[Exercise]: Please give back word for word the lines below, from the first one through the one with "599, 630, 663, 701, 741]".

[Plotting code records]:

◆ ◆ ◆

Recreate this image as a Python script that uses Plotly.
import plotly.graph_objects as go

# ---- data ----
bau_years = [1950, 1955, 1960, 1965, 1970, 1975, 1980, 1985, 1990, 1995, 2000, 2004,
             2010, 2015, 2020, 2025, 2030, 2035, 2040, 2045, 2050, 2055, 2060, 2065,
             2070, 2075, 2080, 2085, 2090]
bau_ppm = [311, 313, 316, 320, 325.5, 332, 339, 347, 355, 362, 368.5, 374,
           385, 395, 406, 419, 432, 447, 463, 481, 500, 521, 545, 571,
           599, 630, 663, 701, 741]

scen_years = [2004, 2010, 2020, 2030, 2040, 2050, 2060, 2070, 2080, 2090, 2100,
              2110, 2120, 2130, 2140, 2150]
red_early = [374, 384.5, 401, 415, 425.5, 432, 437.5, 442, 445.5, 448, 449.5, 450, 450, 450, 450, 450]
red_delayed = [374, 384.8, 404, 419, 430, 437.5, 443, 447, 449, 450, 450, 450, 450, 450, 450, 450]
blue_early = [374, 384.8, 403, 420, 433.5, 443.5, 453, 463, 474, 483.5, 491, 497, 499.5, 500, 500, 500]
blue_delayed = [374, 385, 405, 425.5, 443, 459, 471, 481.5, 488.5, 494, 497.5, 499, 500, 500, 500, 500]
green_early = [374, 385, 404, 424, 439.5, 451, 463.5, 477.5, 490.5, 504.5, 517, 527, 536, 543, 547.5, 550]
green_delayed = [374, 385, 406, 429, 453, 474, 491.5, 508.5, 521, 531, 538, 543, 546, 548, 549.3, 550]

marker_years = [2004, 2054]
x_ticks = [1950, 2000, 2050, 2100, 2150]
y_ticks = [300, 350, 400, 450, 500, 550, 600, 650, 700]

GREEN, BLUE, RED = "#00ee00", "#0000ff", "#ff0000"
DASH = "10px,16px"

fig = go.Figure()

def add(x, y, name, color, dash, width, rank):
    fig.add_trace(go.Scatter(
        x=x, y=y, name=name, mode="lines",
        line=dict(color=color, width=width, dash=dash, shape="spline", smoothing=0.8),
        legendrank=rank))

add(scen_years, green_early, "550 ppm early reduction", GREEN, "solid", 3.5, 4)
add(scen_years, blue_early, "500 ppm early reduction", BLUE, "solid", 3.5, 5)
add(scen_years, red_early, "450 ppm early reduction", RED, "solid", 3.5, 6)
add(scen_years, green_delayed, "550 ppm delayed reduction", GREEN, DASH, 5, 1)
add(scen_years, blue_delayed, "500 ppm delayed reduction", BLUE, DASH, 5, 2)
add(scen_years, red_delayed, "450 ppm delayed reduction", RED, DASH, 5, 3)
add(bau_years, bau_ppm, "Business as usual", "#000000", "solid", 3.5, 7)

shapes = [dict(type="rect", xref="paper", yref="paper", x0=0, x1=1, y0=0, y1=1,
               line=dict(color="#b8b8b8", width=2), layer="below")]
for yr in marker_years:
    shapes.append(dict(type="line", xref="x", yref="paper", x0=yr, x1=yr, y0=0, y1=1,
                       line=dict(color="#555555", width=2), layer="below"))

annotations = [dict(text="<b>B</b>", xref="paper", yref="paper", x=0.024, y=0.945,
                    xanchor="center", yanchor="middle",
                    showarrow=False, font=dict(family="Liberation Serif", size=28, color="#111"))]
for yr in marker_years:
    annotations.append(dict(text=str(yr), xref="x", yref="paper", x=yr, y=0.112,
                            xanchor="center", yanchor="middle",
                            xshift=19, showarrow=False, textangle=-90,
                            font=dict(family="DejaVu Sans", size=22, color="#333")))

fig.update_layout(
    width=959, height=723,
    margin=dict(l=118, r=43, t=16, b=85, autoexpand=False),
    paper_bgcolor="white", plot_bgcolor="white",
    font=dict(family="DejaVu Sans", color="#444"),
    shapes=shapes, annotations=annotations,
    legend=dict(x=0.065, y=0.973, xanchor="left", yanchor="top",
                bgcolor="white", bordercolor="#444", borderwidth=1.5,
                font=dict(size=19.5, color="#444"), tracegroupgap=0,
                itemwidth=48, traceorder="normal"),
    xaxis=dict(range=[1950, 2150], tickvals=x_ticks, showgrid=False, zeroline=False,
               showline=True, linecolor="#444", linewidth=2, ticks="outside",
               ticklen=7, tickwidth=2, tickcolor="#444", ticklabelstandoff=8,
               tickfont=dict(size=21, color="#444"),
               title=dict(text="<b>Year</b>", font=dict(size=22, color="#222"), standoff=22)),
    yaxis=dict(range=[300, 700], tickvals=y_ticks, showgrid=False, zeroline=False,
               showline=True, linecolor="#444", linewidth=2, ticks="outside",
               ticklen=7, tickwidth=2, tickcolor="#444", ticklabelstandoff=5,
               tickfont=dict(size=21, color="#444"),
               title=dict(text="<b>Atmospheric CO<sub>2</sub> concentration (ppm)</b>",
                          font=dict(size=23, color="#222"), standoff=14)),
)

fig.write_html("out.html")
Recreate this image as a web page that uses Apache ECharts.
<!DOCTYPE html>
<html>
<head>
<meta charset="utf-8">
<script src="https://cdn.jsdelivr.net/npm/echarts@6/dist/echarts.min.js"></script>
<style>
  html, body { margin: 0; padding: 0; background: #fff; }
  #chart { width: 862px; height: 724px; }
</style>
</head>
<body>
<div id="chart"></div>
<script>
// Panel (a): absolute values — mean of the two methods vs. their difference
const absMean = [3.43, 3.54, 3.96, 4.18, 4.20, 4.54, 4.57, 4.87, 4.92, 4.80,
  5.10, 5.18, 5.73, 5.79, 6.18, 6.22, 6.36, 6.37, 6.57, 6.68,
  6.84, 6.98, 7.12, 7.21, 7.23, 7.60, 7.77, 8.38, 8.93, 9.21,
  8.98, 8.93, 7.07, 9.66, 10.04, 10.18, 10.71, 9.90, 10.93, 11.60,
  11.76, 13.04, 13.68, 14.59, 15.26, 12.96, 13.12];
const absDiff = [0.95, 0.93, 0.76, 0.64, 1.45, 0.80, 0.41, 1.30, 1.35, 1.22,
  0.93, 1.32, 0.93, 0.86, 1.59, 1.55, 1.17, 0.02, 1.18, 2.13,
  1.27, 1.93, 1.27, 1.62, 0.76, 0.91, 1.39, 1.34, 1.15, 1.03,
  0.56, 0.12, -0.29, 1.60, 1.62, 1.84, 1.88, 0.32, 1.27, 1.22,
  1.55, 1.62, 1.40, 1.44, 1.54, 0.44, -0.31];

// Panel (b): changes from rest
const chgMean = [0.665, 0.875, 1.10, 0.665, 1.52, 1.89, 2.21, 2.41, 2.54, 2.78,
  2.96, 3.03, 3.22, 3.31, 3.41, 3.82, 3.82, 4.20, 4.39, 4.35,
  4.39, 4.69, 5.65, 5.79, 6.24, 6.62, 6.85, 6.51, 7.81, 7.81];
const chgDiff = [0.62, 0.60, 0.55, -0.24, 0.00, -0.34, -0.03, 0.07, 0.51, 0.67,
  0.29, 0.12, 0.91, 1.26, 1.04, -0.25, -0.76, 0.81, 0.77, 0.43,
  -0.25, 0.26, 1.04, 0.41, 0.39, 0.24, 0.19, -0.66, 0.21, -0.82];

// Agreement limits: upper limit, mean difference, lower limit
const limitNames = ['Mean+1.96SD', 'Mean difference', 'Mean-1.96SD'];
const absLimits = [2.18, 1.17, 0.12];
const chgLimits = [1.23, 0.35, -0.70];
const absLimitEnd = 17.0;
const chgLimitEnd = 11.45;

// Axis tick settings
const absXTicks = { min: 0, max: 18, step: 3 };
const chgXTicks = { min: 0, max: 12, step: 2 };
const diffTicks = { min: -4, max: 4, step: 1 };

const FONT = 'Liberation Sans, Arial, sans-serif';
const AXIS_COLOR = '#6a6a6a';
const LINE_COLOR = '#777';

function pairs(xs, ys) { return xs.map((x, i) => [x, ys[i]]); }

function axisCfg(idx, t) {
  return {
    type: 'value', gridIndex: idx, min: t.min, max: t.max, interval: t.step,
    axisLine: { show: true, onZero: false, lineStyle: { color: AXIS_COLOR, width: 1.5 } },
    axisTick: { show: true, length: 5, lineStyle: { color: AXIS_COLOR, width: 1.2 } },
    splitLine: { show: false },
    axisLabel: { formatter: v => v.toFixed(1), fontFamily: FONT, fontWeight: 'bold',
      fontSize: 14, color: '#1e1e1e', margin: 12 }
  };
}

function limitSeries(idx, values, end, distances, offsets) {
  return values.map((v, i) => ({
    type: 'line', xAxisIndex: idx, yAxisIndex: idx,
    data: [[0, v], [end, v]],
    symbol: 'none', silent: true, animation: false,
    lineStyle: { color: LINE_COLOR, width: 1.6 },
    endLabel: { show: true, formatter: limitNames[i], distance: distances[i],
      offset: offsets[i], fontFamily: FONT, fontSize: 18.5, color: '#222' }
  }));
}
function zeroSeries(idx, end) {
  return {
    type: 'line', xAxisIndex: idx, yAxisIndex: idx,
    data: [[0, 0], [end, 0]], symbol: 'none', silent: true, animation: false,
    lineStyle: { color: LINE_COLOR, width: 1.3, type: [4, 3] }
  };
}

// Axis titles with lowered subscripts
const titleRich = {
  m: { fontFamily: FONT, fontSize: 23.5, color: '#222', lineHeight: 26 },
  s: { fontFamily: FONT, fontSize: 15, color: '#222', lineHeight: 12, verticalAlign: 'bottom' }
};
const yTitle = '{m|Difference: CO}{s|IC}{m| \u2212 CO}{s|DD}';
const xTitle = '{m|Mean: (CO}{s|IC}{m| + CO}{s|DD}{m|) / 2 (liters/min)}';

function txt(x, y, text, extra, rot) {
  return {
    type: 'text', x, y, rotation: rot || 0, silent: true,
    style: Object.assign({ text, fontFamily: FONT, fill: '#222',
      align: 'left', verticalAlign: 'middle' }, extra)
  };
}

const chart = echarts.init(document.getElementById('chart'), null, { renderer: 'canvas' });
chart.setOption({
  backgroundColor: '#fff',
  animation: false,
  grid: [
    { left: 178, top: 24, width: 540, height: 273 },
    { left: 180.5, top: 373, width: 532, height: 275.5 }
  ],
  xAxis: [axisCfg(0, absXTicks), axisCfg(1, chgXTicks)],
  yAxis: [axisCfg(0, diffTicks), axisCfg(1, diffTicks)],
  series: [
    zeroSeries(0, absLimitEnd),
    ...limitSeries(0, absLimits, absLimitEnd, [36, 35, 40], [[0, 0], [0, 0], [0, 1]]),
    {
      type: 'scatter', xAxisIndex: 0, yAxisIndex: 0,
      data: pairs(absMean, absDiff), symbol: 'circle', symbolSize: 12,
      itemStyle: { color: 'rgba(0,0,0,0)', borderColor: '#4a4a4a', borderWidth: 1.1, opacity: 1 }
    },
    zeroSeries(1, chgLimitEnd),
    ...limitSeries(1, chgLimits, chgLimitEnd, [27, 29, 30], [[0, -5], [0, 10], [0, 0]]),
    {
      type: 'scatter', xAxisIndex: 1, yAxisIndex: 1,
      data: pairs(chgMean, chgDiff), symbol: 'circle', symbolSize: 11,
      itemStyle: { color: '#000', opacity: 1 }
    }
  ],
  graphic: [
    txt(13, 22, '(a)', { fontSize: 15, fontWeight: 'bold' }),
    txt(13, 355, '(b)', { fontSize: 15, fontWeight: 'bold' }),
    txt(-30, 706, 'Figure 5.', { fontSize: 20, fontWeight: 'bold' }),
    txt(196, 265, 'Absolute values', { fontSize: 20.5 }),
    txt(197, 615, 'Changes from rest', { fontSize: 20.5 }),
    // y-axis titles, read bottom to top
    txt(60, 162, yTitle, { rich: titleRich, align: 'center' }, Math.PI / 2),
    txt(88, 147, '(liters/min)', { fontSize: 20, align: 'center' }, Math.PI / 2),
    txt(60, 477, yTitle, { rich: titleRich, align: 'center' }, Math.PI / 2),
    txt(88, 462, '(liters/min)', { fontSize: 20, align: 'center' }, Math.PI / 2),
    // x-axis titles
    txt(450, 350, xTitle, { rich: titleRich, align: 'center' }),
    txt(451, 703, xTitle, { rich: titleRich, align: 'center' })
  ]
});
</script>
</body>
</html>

◆ ◆ ◆

[Exercise output]:
Recreate this image as a Python script that uses Plotly.
import plotly.graph_objects as go

# ---- data ----
bau_years = [1950, 1955, 1960, 1965, 1970, 1975, 1980, 1985, 1990, 1995, 2000, 2004,
             2010, 2015, 2020, 2025, 2030, 2035, 2040, 2045, 2050, 2055, 2060, 2065,
             2070, 2075, 2080, 2085, 2090]
bau_ppm = [311, 313, 316, 320, 325.5, 332, 339, 347, 355, 362, 368.5, 374,
           385, 395, 406, 419, 432, 447, 463, 481, 500, 521, 545, 571,
           599, 630, 663, 701, 741]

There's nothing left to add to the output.